-- Start --

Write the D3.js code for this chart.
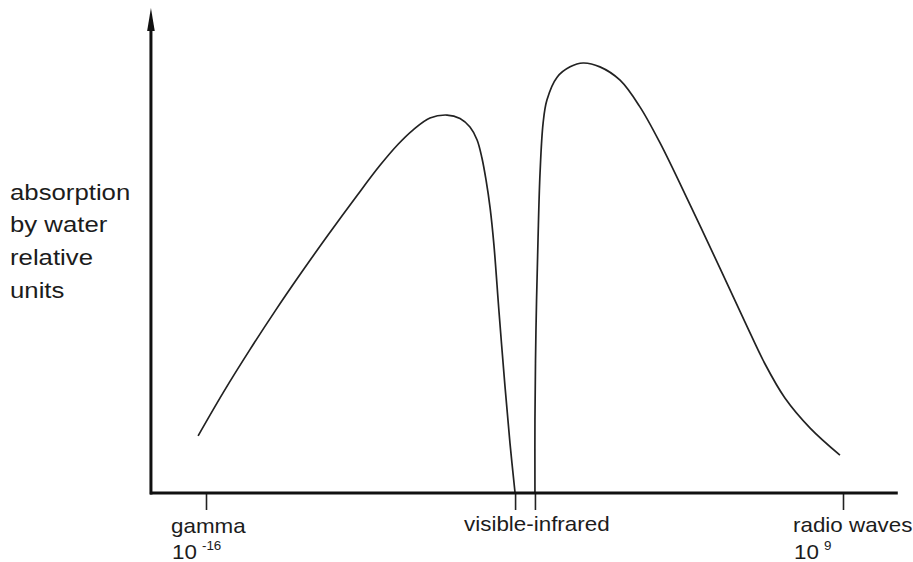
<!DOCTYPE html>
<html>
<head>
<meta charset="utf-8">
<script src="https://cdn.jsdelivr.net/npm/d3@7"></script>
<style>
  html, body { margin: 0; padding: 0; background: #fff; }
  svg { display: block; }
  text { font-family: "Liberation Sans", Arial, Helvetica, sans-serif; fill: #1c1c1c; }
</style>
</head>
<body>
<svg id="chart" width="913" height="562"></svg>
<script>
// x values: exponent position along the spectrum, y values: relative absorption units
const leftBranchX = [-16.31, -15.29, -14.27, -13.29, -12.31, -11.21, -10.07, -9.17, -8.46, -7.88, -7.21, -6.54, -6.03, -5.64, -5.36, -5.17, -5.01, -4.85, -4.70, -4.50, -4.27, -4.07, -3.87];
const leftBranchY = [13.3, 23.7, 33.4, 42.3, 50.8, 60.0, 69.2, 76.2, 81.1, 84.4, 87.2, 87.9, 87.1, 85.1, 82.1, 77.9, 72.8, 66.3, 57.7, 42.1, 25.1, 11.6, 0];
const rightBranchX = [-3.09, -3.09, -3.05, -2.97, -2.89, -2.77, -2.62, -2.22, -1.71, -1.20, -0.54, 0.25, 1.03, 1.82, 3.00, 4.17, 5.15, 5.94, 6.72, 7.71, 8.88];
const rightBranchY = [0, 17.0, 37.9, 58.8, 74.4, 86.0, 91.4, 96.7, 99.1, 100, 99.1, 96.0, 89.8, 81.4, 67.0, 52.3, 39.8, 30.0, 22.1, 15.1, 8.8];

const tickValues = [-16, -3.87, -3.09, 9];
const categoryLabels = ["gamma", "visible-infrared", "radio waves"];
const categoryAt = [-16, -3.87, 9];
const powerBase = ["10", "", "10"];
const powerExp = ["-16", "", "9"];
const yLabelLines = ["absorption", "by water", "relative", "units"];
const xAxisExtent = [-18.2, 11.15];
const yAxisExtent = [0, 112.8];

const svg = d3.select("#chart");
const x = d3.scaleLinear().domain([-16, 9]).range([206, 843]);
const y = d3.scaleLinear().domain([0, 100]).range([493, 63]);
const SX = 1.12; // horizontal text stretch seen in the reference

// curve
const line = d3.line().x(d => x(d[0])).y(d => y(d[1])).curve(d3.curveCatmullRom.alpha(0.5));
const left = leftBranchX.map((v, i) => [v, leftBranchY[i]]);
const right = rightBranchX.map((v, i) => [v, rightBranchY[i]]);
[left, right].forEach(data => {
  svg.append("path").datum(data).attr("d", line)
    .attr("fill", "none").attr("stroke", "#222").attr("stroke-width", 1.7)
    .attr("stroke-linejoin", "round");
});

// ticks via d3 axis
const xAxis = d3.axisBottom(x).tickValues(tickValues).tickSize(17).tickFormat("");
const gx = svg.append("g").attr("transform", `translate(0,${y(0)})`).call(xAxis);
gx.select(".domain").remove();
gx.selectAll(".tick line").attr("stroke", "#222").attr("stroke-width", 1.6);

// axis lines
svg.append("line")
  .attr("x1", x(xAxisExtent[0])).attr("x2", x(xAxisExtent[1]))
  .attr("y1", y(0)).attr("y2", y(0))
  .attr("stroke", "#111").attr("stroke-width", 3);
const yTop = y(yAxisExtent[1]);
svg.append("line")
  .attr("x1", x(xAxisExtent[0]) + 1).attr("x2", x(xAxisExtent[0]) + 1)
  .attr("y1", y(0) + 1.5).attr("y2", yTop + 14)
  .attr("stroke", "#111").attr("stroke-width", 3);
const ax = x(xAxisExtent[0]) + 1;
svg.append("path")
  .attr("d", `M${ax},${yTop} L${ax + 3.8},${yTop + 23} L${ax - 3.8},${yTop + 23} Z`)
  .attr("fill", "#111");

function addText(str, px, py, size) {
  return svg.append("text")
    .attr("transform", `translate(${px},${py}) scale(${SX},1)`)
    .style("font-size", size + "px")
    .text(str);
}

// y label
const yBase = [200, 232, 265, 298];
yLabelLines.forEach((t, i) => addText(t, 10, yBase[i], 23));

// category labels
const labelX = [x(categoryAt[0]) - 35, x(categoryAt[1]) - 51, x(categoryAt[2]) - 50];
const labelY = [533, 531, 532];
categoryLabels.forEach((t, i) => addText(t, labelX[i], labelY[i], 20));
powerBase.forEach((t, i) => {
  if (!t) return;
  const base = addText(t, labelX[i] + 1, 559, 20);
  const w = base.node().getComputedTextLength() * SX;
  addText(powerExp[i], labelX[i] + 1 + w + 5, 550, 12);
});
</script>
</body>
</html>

-- End --

→ **Aim of the exercise**: Using the data above, print every line exactly, omitting pictures.

→ **Finished exercise**:
Write the D3.js code for this chart.
<!DOCTYPE html>
<html>
<head>
<meta charset="utf-8">
<script src="https://cdn.jsdelivr.net/npm/d3@7"></script>
<style>
  html, body { margin: 0; padding: 0; background: #fff; }
  svg { display: block; }
  text { font-family: "Liberation Sans", Arial, Helvetica, sans-serif; fill: #1c1c1c; }
</style>
</head>
<body>
<svg id="chart" width="913" height="562"></svg>
<script>
// x values: exponent position along the spectrum, y values: relative absorption units
const leftBranchX = [-16.31, -15.29, -14.27, -13.29, -12.31, -11.21, -10.07, -9.17, -8.46, -7.88, -7.21, -6.54, -6.03, -5.64, -5.36, -5.17, -5.01, -4.85, -4.70, -4.50, -4.27, -4.07, -3.87];
const leftBranchY = [13.3, 23.7, 33.4, 42.3, 50.8, 60.0, 69.2, 76.2, 81.1, 84.4, 87.2, 87.9, 87.1, 85.1, 82.1, 77.9, 72.8, 66.3, 57.7, 42.1, 25.1, 11.6, 0];
const rightBranchX = [-3.09, -3.09, -3.05, -2.97, -2.89, -2.77, -2.62, -2.22, -1.71, -1.20, -0.54, 0.25, 1.03, 1.82, 3.00, 4.17, 5.15, 5.94, 6.72, 7.71, 8.88];
const rightBranchY = [0, 17.0, 37.9, 58.8, 74.4, 86.0, 91.4, 96.7, 99.1, 100, 99.1, 96.0, 89.8, 81.4, 67.0, 52.3, 39.8, 30.0, 22.1, 15.1, 8.8];

const tickValues = [-16, -3.87, -3.09, 9];
const categoryLabels = ["gamma", "visible-infrared", "radio waves"];
const categoryAt = [-16, -3.87, 9];
const powerBase = ["10", "", "10"];
const powerExp = ["-16", "", "9"];
const yLabelLines = ["absorption", "by water", "relative", "units"];
const xAxisExtent = [-18.2, 11.15];
const yAxisExtent = [0, 112.8];

const svg = d3.select("#chart");
const x = d3.scaleLinear().domain([-16, 9]).range([206, 843]);
const y = d3.scaleLinear().domain([0, 100]).range([493, 63]);
const SX = 1.12; // horizontal text stretch seen in the reference

// curve
const line = d3.line().x(d => x(d[0])).y(d => y(d[1])).curve(d3.curveCatmullRom.alpha(0.5));
const left = leftBranchX.map((v, i) => [v, leftBranchY[i]]);
const right = rightBranchX.map((v, i) => [v, rightBranchY[i]]);
[left, right].forEach(data => {
  svg.append("path").datum(data).attr("d", line)
    .attr("fill", "none").attr("stroke", "#222").attr("stroke-width", 1.7)
    .attr("stroke-linejoin", "round");
});

// ticks via d3 axis
const xAxis = d3.axisBottom(x).tickValues(tickValues).tickSize(17).tickFormat("");
const gx = svg.append("g").attr("transform", `translate(0,${y(0)})`).call(xAxis);
gx.select(".domain").remove();
gx.selectAll(".tick line").attr("stroke", "#222").attr("stroke-width", 1.6);

// axis lines
svg.append("line")
  .attr("x1", x(xAxisExtent[0])).attr("x2", x(xAxisExtent[1]))
  .attr("y1", y(0)).attr("y2", y(0))
  .attr("stroke", "#111").attr("stroke-width", 3);
const yTop = y(yAxisExtent[1]);
svg.append("line")
  .attr("x1", x(xAxisExtent[0]) + 1).attr("x2", x(xAxisExtent[0]) + 1)
  .attr("y1", y(0) + 1.5).attr("y2", yTop + 14)
  .attr("stroke", "#111").attr("stroke-width", 3);
const ax = x(xAxisExtent[0]) + 1;
svg.append("path")
  .attr("d", `M${ax},${yTop} L${ax + 3.8},${yTop + 23} L${ax - 3.8},${yTop + 23} Z`)
  .attr("fill", "#111");

function addText(str, px, py, size) {
  return svg.append("text")
    .attr("transform", `translate(${px},${py}) scale(${SX},1)`)
    .style("font-size", size + "px")
    .text(str);
}

// y label
const yBase = [200, 232, 265, 298];
yLabelLines.forEach((t, i) => addText(t, 10, yBase[i], 23));

// category labels
const labelX = [x(categoryAt[0]) - 35, x(categoryAt[1]) - 51, x(categoryAt[2]) - 50];
const labelY = [533, 531, 532];
categoryLabels.forEach((t, i) => addText(t, labelX[i], labelY[i], 20));
powerBase.forEach((t, i) => {
  if (!t) return;
  const base = addText(t, labelX[i] + 1, 559, 20);
  const w = base.node().getComputedTextLength() * SX;
  addText(powerExp[i], labelX[i] + 1 + w + 5, 550, 12);
});
</script>
</body>
</html>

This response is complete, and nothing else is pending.